AWS regions are certified under the EU-US Privacy Shield, a framework for how companies may exchange information across the Atlantic while adhering to privacy laws in different countries, and the General Data Protection Regulation (GDPR). The latter will be in effect in the European Union on the 25th of May 2018.

Moreover, European countries like Germany and France have strict data sovereignty laws, which means tech companies are required to keep data of citizens within the country boundaries. These requirements and the availability of cloud services locally drive the three big public cloud providers Microsoft, Amazon, and Google to invest billions in data centers in Europe. Microsoft offers its Azure and Office365 services through data centers in the UK, Germany, Netherlands, Ireland, Austria, and Finland. Also, Microsoft plans two regions soon in France. Googles Cloud Platform services are available in Europe through data centers in Ireland, Belgium, and the UK, and they are planning for more in Finland and the Netherlands. Finally, Amazon will expect to have another data center in Sweden.
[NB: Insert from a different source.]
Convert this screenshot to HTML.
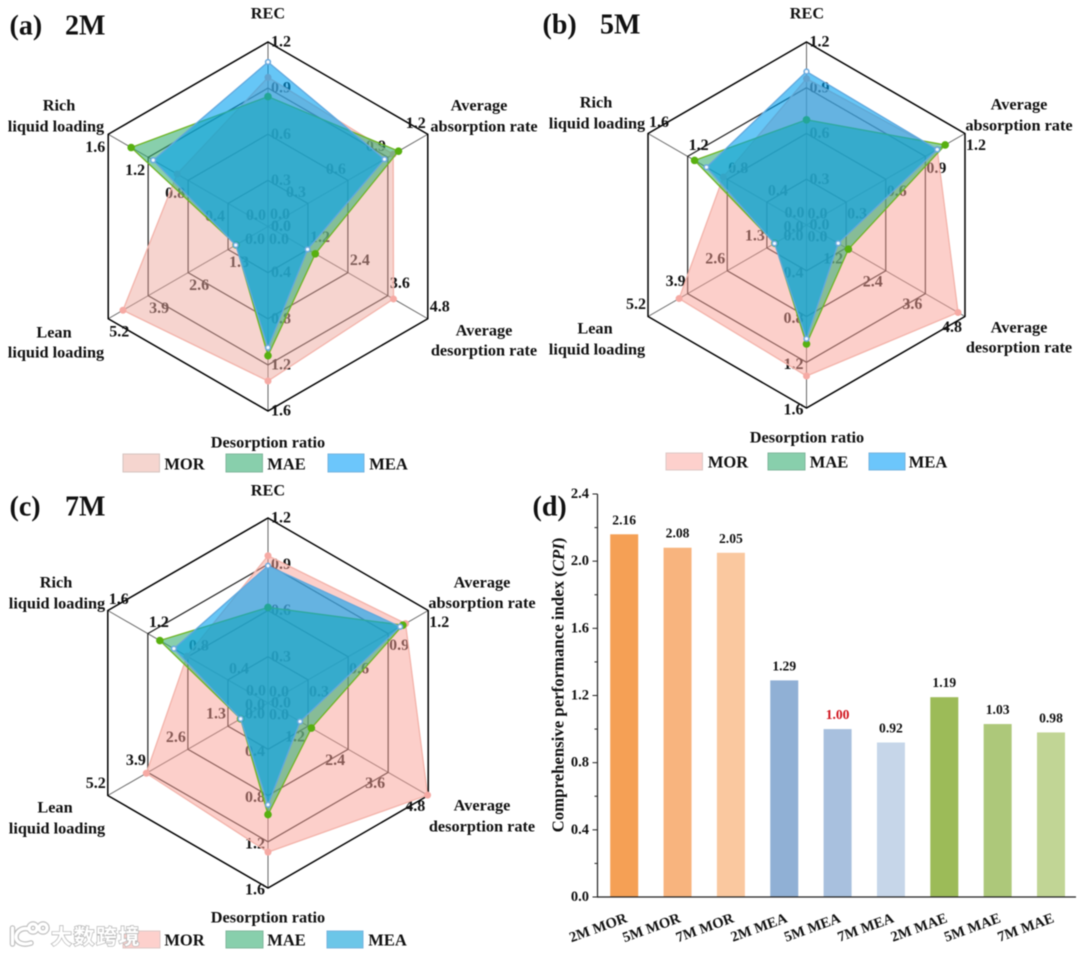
<!DOCTYPE html>
<html lang="en">
<head>
<meta charset="utf-8">
<title>CPI radar and bar charts</title>
<style>
html,body{margin:0;padding:0;background:#fff;width:1080px;height:956px;overflow:hidden}
svg{display:block;filter:blur(.45px)}
text{font-family:"Liberation Serif","Noto Sans CJK SC",serif;font-weight:bold;fill:#111;text-anchor:middle;dominant-baseline:central}
.ax{font-size:16.3px}
.tick{font-size:16px}
.leg{font-size:16.5px}
.ttl{font-size:28px;text-anchor:start}
.bv{font-size:13.6px}
.bc{font-size:14.6px}
.by{font-size:14.5px}
.wm{font-family:"Noto Sans CJK SC","Liberation Sans",sans-serif;font-size:21px;font-weight:700;fill:#fff;stroke:#b5b5b5;stroke-width:1.4px;paint-order:stroke;text-anchor:start;letter-spacing:1.5px}
</style>
</head>
<body>
<svg id="fig" width="1080" height="956" viewBox="0 0 1080 956" xmlns="http://www.w3.org/2000/svg">
<rect width="1080" height="956" fill="#fff"/>
<g id="radar-a"></g>
<g id="radar-b"></g>
<g id="radar-c"></g>
<g id="bars"></g>

<text class="ttl" x="9.500" y="26">(a)</text>
<text class="ttl" x="65" y="26">2M</text>
<text class="ttl" x="542.500" y="25">(b)</text>
<text class="ttl" x="600" y="25">5M</text>
<text class="ttl" x="9.500" y="507">(c)</text>
<text class="ttl" x="65" y="507">7M</text>
<text class="ttl" x="532.500" y="507">(d)</text>

<g>
<text class="ax" x="268" y="13">REC</text>
<text class="ax" x="59" y="105">Rich</text>
<text class="ax" x="56" y="126">liquid loading</text>
<text class="ax" x="479" y="105">Average</text>
<text class="ax" x="484" y="126">absorption rate</text>
<text class="ax" x="484" y="330">Average</text>
<text class="ax" x="484" y="350">desorption rate</text>
<text class="ax" x="54" y="332">Lean</text>
<text class="ax" x="56" y="352">liquid loading</text>
<text class="ax" x="268" y="442">Desorption ratio</text>
</g>
<g>
<rect x="123" y="454" width="36.500" height="18" fill="#f5d5cf" stroke="#d5c4c0"/>
<text class="leg" x="184.500" y="464">MOR</text>
<rect x="226" y="454" width="36.500" height="18" fill="#88cfac" stroke="#7fb69b"/>
<text class="leg" x="286.500" y="464">MAE</text>
<rect x="328" y="454" width="36" height="18" fill="#6cc6fb" stroke="#74b4de"/>
<text class="leg" x="388.500" y="464">MEA</text>
</g>

<g>
<text class="ax" x="807" y="13">REC</text>
<text class="ax" x="596" y="102">Rich</text>
<text class="ax" x="597" y="123">liquid loading</text>
<text class="ax" x="1019" y="104">Average</text>
<text class="ax" x="1019" y="125">absorption rate</text>
<text class="ax" x="1019" y="327">Average</text>
<text class="ax" x="1019" y="347">desorption rate</text>
<text class="ax" x="595" y="328">Lean</text>
<text class="ax" x="597" y="349">liquid loading</text>
<text class="ax" x="807" y="437">Desorption ratio</text>
</g>
<g>
<rect x="666" y="453" width="36.500" height="17" fill="#fdd0cc" stroke="#ddc8c6"/>
<text class="leg" x="728" y="462">MOR</text>
<rect x="768" y="453" width="37" height="17" fill="#88cfac" stroke="#7fb69b"/>
<text class="leg" x="829" y="462">MAE</text>
<rect x="869" y="453" width="36" height="17" fill="#6cc6fb" stroke="#74b4de"/>
<text class="leg" x="928" y="462">MEA</text>
</g>

<g>
<text class="ax" x="268" y="490">REC</text>
<text class="ax" x="56" y="582">Rich</text>
<text class="ax" x="57" y="603">liquid loading</text>
<text class="ax" x="482" y="582">Average</text>
<text class="ax" x="482" y="602.500">absorption rate</text>
<text class="ax" x="482" y="805">Average</text>
<text class="ax" x="482" y="826">desorption rate</text>
<text class="ax" x="55" y="807">Lean</text>
<text class="ax" x="57" y="828">liquid loading</text>
<text class="ax" x="268" y="917">Desorption ratio</text>
</g>
<g>
<rect x="123" y="931" width="37" height="17" fill="#fdd0cc" stroke="#ddc8c6"/>
<text class="leg" x="184.500" y="940">MOR</text>
<rect x="226" y="931" width="37" height="17" fill="#88cfac" stroke="#7fb69b"/>
<text class="leg" x="286.500" y="940">MAE</text>
<rect x="327" y="931" width="36" height="17" fill="#6cc6e8" stroke="#74b4de"/>
<text class="leg" x="387.500" y="940">MEA</text>
</g>

<text transform="translate(558 685) rotate(-90)" style="font-size:16.800px">Comprehensive performance index (<tspan font-style="italic">CPI</tspan>)</text>

<g>
<g fill="none" stroke="#bdbdbd" stroke-width="5.500" stroke-linecap="round">
<path d="M12.500 928v16M29 929c-8-2-13 3-13 8s6 9 15 6"/><circle cx="33" cy="928" r="4"/><circle cx="43" cy="928" r="4"/>
</g>
<g fill="none" stroke="#fff" stroke-width="3.200" stroke-linecap="round">
<path d="M12.500 928v16M29 929c-8-2-13 3-13 8s6 9 15 6"/><circle cx="33" cy="928" r="4"/><circle cx="43" cy="928" r="4"/>
</g>
<text class="wm" x="51" y="936">大数跨境</text>
</g>
</svg>

<script>
// ---- Radar data ----
const axisTicks = [
  [0, 0.3, 0.6, 0.9, 1.2],
  [0, 0.3, 0.6, 0.9, 1.2],
  [0, 1.2, 2.4, 3.6, 4.8],
  [0, 0.4, 0.8, 1.2, 1.6],
  [0, 1.3, 2.6, 3.9, 5.2],
  [0, 0.4, 0.8, 1.2, 1.6]
];
const mor2M = [0.97, 0.94, 3.77, 1.34, 4.72, 0.91];
const mae2M = [0.845, 0.98, 1.42, 1.12, 1.04, 1.37];
const mea2M = [1.07, 0.875, 1.19, 1.05, 1.05, 1.15];
const mor5M = [0.96, 0.99, 4.59, 1.32, 4.18, 0.84];
const mae5M = [0.69, 1.05, 1.27, 1.04, 1.04, 1.13];
const mea5M = [1.006, 0.99, 0.96, 0.995, 1.05, 1.01];
const mor7M = [0.955, 1.03, 4.78, 1.29, 3.95, 0.81];
const mae7M = [0.62, 1.01, 1.30, 0.965, 0.89, 1.08];
const mea7M = [0.89, 0.99, 0.96, 0.88, 0.89, 0.94];
// ---- Bar data ----
const barCategories = ["2M MOR", "5M MOR", "7M MOR", "2M MEA", "5M MEA", "7M MEA", "2M MAE", "5M MAE", "7M MAE"];
const barValues = [2.16, 2.08, 2.05, 1.29, 1.00, 0.92, 1.19, 1.03, 0.98];
const barTicks = [0, 0.4, 0.8, 1.2, 1.6, 2.0, 2.4];
const barMinorTicks = [0.2, 0.6, 1.0, 1.4, 1.8, 2.2];

const NS = "http://www.w3.org/2000/svg";
function make(tag, attrs, parent) {
  const el = document.createElementNS(NS, tag);
  for (const k in attrs) el.setAttribute(k, attrs[k]);
  parent.appendChild(el);
  return el;
}
const labelShiftA = [[13,0],[-12,-11],[12,-12],[13,0],[11,13],[-13,13]];
const labelShiftB = [[13,0],[11,12],[-13,11],[-13,2],[-12,-12],[11,-11]];
const axisNames = ["rec", "absorption", "desorption", "ratio", "lean", "rich"];

function drawRadar(id, cx, cy, R, shifts, morFill, mor, mae, mea) {
  const root = document.getElementById(id);
  const angle = i => (-90 + 60 * i) * Math.PI / 180;
  const pt = (i, f) => [cx + R * f * Math.cos(angle(i)), cy + R * f * Math.sin(angle(i))];
  const rad = (i, v) => v / axisTicks[i][axisTicks[i].length - 1];
  const pts = fn => [0,1,2,3,4,5].map(i => fn(i).map(n => n.toFixed(2)).join(",")).join(" ");

  for (let i = 0; i < 6; i++) {
    const e = pt(i, 1);
    const spoke = make("line", {x1: cx, y1: cy, x2: e[0], y2: e[1], stroke: "#666", "stroke-width": 1}, root);
    
    
  }
  for (let r = 1; r <= 4; r++) {
    const ring = make("polygon", {points: pts(i => pt(i, r / 4)), fill: "none",
      stroke: r === 4 ? "#000" : "#222", "stroke-width": r === 4 ? 1.5 : 1.2}, root);
    
    
  }
  for (let i = 0; i < 6; i++) {
    axisTicks[i].forEach((t, k) => {
      const p = pt(i, k / 4);
      const lab = make("text", {x: p[0] + shifts[i][0], y: p[1] + shifts[i][1], class: "tick"}, root);
      
      
      lab.textContent = t.toFixed(1);
    });
  }
  const series = [
    {name: "mor", v: mor, fill: morFill, line: "#f3b3aa", dot: "#f6aaa4", r: 3.5},
    {name: "mae", v: mae, fill: "rgba(57,175,117,.6)", line: "#6fb524", dot: "#58b010", r: 3.8},
    {name: "mea", v: mea, fill: "rgba(0,160,240,.6)", line: "#62a8de", dot: "#f2f8ff", r: 2.4}
  ];
  series.forEach(s => {
    const poly = make("polygon", {points: pts(i => pt(i, rad(i, s.v[i]))), fill: s.fill, stroke: s.line, "stroke-width": 1.3}, root);
    
    
    s.v.forEach((v, i) => {
      const p = pt(i, rad(i, v));
      const dot = make("circle", {cx: p[0], cy: p[1], r: s.r, fill: s.dot,
        stroke: s.name === "mea" ? "#6aa9de" : "none", "stroke-width": 1.5}, root);
      
      
    });
  });
}
drawRadar("radar-a", 268, 226.5, 184.5, labelShiftA, "rgba(238,170,160,.5)", mor2M, mae2M, mea2M);
drawRadar("radar-b", 806.5, 225, 183, labelShiftB, "rgba(250,160,150,.5)", mor5M, mae5M, mea5M);
drawRadar("radar-c", 268, 703, 185, labelShiftB, "rgba(250,160,150,.5)", mor7M, mae7M, mea7M);

(function drawBars() {
  const root = document.getElementById("bars");
  const x0 = 597.5, xEnd = 1076, y0 = 897, yTop = 494, yMax = 2.4;
  const y = v => y0 - (y0 - yTop) * v / yMax;
  const x = i => 624.2 + 53.35 * i;
  const barW = 28;
  const colors = ["#f5a055", "#f8b47e", "#fac89f", "#90b0d5", "#a8c0de", "#c6d6e9", "#9cbb58", "#adc87a", "#c1d595"];
  barValues.forEach((v, i) => {
    const r = make("rect", {x: x(i) - barW / 2, y: y(v), width: barW, height: y0 - y(v), fill: colors[i]}, root);
    
    
    const t = make("text", {x: x(i), y: y(v) - 14.5, class: "bv"}, root);
    
    
    if (v === 1) t.style.fill = "#d0121b";
    t.textContent = v.toFixed(2);
    const c = make("text", {class: "bc", transform: "translate(" + (x(i) + 2.5) + " 918) rotate(-20)"}, root);
    
    
    c.style.textAnchor = "end";
    c.textContent = barCategories[i];
  });
  const yAxis = make("line", {x1: x0, y1: yTop, x2: x0, y2: y0 + .6, stroke: "#222", "stroke-width": 1.2}, root);
  
  
  const xAxis = make("line", {x1: x0, y1: y0, x2: xEnd, y2: y0, stroke: "#222", "stroke-width": 1.2}, root);
  
  
  barTicks.forEach(v => {
    const m = make("line", {x1: x0 - 5, y1: y(v), x2: x0, y2: y(v), stroke: "#222", "stroke-width": 1}, root);
    
    
    const l = make("text", {x: 589, y: y(v), class: "by"}, root);
    
    
    l.style.textAnchor = "end";
    l.textContent = v.toFixed(1);
  });
  barMinorTicks.forEach(v => {
    const m = make("line", {x1: x0 - 3, y1: y(v), x2: x0, y2: y(v), stroke: "#222", "stroke-width": 1}, root);
    
    
  });
})();
</script>
</body>
</html>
These investments by the public cloud providers are not only driven by privacy laws or performance and availability, but also to motivate customers to push innovations on their respective cloud platforms. With the new infrastructure Region in France, AWS customers will have new opportunities. For instance, the French state-owned railway company SNCF built a mobile application on AWS to give traffic information to the 14 million travelers across its network in real time. Agnes Chiroux, the SNCF application project manager, responded on the new region in France:

The new AWS Region in France is an opportunity for us to speed-up innovation and ensure a good experience for our users. In the future, we expect to develop new predictive features for the SNCF application, using machine learning and big data services in the AWS Region in France, to deliver reliable information to travelers. Using the new AWS Region will enable us to pursue our mission, which is to keep travelers informed in real time and always suggest the fastest and easiest way to reach their destination.